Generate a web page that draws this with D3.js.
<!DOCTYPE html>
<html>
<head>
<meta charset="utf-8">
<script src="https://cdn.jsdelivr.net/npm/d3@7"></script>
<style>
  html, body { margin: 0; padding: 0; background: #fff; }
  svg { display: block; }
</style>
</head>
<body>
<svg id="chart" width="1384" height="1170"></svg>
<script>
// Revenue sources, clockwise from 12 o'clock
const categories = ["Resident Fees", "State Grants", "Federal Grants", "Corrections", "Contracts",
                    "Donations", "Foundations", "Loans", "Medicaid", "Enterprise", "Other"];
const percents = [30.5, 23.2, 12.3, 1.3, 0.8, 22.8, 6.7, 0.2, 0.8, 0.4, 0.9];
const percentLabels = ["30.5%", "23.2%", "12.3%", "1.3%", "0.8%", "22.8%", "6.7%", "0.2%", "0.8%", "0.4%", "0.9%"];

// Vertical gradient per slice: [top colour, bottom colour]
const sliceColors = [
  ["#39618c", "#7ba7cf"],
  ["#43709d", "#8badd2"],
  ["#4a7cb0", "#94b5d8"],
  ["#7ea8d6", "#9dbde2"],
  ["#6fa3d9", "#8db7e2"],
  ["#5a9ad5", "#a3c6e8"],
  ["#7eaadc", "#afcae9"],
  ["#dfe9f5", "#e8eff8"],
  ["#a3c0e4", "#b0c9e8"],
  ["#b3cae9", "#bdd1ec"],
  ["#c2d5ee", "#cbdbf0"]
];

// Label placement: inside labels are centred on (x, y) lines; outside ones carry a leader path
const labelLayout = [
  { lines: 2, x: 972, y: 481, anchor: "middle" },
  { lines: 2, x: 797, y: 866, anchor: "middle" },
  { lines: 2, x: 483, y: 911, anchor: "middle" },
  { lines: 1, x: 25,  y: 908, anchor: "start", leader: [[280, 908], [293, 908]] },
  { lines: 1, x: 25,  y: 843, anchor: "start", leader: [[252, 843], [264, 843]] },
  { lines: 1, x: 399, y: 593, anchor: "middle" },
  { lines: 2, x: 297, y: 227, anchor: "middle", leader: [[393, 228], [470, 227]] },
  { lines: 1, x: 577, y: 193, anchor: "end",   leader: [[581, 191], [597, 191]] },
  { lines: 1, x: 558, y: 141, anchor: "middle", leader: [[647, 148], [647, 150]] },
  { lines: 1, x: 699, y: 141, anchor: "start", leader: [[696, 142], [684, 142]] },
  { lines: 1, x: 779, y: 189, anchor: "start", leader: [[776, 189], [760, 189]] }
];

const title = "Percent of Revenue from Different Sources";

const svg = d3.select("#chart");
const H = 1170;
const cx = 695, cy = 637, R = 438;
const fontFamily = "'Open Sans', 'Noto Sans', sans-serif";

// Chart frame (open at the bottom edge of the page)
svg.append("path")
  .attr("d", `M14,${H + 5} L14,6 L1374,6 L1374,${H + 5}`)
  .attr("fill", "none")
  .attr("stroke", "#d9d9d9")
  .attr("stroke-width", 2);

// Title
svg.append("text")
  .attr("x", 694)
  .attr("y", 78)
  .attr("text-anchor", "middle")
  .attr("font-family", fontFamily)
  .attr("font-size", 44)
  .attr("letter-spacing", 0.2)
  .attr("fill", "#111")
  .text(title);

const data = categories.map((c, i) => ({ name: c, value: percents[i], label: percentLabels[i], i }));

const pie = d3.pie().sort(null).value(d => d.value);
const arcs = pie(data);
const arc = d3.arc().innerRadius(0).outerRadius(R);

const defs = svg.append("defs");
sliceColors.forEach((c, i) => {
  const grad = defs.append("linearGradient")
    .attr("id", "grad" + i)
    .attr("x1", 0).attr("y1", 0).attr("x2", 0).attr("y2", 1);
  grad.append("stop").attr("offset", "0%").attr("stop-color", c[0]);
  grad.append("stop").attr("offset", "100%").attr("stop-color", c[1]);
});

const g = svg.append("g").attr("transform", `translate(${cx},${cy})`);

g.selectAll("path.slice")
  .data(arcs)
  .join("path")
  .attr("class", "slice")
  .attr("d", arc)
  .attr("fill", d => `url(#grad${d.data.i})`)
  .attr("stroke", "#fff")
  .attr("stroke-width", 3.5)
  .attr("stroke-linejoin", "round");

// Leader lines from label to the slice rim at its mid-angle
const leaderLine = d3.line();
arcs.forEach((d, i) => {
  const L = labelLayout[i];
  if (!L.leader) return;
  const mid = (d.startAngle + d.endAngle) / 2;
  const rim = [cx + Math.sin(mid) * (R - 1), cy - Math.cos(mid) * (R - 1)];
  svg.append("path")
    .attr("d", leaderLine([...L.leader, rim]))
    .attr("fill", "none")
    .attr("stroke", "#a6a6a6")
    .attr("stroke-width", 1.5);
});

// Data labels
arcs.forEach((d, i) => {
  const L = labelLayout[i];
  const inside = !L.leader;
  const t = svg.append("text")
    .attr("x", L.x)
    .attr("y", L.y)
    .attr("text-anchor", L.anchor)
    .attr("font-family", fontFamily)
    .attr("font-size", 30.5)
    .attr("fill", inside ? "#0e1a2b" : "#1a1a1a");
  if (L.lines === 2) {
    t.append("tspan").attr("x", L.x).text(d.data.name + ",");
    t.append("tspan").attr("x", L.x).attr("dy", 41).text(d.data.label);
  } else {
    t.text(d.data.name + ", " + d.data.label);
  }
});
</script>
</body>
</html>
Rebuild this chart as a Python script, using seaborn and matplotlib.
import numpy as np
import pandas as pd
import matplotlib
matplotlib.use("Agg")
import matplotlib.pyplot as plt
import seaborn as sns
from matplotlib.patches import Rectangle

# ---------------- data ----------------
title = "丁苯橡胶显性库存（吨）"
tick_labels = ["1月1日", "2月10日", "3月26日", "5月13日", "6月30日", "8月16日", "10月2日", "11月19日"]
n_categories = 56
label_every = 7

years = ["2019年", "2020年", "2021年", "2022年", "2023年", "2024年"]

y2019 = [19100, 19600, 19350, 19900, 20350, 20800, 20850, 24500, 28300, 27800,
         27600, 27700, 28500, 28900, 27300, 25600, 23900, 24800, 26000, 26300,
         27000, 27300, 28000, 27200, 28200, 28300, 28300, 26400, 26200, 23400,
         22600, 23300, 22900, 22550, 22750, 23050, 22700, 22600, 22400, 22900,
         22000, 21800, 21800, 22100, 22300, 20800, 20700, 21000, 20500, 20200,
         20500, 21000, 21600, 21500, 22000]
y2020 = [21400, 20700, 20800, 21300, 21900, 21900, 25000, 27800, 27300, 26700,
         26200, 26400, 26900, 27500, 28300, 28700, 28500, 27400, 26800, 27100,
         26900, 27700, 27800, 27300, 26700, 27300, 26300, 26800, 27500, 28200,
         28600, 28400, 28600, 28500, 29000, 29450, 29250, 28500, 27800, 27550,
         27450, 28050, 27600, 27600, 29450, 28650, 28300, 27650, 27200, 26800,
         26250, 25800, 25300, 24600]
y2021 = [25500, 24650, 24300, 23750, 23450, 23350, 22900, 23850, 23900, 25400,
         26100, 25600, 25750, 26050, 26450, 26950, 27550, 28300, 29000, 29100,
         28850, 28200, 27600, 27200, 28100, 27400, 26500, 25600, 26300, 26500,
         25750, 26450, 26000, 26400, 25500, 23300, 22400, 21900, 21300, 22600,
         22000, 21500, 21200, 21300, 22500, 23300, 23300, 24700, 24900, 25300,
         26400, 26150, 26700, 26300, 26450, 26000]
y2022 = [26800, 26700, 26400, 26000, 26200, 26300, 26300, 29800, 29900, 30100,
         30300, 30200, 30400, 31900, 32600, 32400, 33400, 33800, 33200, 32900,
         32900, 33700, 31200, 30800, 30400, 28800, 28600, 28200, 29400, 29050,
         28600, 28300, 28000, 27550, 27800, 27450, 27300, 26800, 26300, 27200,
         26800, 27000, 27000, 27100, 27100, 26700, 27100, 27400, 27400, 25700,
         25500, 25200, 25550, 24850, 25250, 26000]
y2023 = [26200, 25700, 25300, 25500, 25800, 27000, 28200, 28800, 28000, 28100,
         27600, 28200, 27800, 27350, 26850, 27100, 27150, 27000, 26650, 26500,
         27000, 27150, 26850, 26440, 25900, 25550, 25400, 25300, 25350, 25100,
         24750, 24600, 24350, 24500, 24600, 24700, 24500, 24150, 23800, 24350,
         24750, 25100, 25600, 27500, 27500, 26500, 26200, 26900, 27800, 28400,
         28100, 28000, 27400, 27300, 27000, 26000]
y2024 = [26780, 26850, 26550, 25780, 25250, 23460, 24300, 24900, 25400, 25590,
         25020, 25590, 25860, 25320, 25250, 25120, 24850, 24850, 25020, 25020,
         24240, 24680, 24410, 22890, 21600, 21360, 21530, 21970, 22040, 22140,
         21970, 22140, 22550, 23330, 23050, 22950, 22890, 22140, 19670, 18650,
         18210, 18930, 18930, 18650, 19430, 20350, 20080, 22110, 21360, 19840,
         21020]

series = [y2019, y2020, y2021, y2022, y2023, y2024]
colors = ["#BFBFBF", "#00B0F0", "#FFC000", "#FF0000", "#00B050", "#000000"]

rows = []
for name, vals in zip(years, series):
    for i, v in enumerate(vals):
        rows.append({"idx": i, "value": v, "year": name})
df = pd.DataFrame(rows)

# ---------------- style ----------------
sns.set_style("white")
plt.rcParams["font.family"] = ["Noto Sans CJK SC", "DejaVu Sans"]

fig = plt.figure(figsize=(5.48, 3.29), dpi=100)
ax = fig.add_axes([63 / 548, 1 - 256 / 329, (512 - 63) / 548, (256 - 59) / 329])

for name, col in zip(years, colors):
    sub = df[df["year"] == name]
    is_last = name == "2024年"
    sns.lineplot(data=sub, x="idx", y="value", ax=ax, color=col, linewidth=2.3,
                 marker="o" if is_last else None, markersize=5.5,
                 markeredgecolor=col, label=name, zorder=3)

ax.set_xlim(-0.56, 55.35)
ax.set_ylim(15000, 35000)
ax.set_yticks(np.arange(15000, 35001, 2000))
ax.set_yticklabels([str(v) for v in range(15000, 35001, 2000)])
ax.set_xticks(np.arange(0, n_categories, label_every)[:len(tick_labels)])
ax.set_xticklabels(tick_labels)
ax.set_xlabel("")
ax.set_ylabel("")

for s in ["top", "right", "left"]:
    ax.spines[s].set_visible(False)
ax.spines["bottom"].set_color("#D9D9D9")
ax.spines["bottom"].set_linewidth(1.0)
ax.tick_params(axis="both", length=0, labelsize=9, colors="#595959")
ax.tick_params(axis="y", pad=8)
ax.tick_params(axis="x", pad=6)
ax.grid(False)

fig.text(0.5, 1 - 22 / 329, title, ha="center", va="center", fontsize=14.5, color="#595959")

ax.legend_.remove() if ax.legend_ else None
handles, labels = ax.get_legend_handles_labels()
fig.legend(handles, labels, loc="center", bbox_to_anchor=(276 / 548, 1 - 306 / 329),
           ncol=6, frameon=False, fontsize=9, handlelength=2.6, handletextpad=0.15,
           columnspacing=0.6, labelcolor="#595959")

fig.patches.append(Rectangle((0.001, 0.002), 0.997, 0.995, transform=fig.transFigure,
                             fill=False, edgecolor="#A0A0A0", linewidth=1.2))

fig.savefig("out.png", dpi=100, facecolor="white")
**********
**Given exercise**
The word "matplotlib" may turn up on some lines of these records; say how many, with no other words.

**Worked answer**
5